Geelong on its home deck had strung together 10 wins on the trot before their loss to Brisbane two games ago. St Kilda hasn't won there this century, 13 defeats on end the upshot since winning there under Tim Watson in 1999, when 32 players on their current list hadn't even been born.
But Geelong keeps getting overrun, has more than its share of sore and ageing bodies, and now has to make do without Jeremy Cameron, Jack Henry and Tanner Bruhn.
And St Kilda? Well, the Saints' form is hardly demanding a drastic rewrite of premiership markets, but Saturday's 14-point win over a much-improved Port Adelaide makes it three from four, another of those victories coming over another improved team in the Giants, and this all after a narrow defeat to Sydney.
That's better credentials than "haven't beaten anyone above them" might superficially suggest. Which is sort of in keeping with St Kilda's 2026.
The ESPN Footy Podcast has regularly checked in on whether the Saints have actually improved, as coach Ross Lyon insisted they had after they'd lost narrowly against Adelaide back in April.
The Saints were 2-4 at that point but had lost three games by 13 points or less. Now they're 8-9 with four losses by 13 points or less and only one defeat by more than 33 points. Okay, marginal plusses there.
So, too, on the most basic indicators of attack and defence, points for and against. St Kilda ranked 12th and 13th on those scores respectively last season. Now, the Saints are ninth and eight on the same measures.
They rank third now for scores per inside 50, and are keeping good company with only Brisbane and Fremantle ranked higher.

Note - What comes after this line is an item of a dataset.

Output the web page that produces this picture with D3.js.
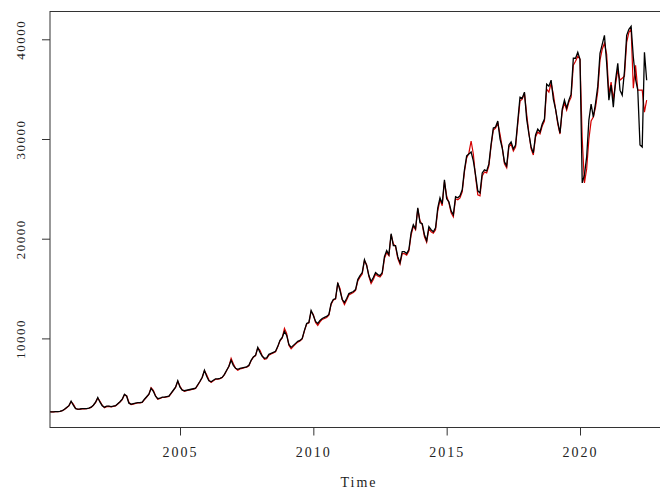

And St Kilda is definitely doing the hard stuff better in 2026, their scores from stoppage ranking climbing from 14th to seventh, and their prevention of opposition stoppage scores a quantum leap from 14th to second.
Contested ball differentials have gone from seventh to second. And clearances from eighth to third. Transition is also much better, St Kilda third last for D50 to forward 50 ball movement last year, now eighth.
It's not "knock your socks off" improvement, but it's clearly there. Similarly, the specific drivers of the Saints' incremental gains aren't necessarily those who might first have come to mind.
Far from being yesterday's man post the arrival of De Koning, ruckman Rowan Marshall has a new lease on life, as he needed to given De Koning's serious rib injury. And while the loss of running defender Jack Sinclair is obviously a big blow, it's one the Saints are feeling perhaps a little less than they might have even earlier this season.
That's because we're seeing the increasing emergence of Max Hall and Hugo Garcia as playmakers, not just hard nuts and possession accumulators. The stop-start development of Mattaes Phillipou appears to have taken off again, and Darcy Wilson is obviously class.
A renaissance from veteran runner Brad Hill certainly hasn't hurt on that score, either. And Cal Wilkie just keeps getting the job done in defence.
Suddenly, it doesn't seem to be a case of Nasiah Wanganeen-Milera or bust for St Kilda. But the contributors are coming from all the demographics, the imports handy without being dominant, the veterans pitching in, some of the younger types just going up a cog or two as well.
Even coach Ross Lyon, for all his at times quite bizarre press conference wackiness and long-established credentials as king of defensive football, seems to have loosened up a little in coaching methodology, the Saints these days seemingly more prepared to give up the odd goal to kick some more themselves.
What does it all mean? Well, not a lot unless they continue to win. But there's a real opportunity now, Thursday night's clash with the Cats and Sydney in a fortnight the only two of their last half-dozen games against sides above them on the ladder.
Winning four of those six is very achievable, and 12 wins surely means finals in a top 10. Of course, in the new finals world, even playing off doesn't prove beyond dispute you're any good. But for a St Kilda team it's been very hard to get a decent handle on, it would be our best indicator yet.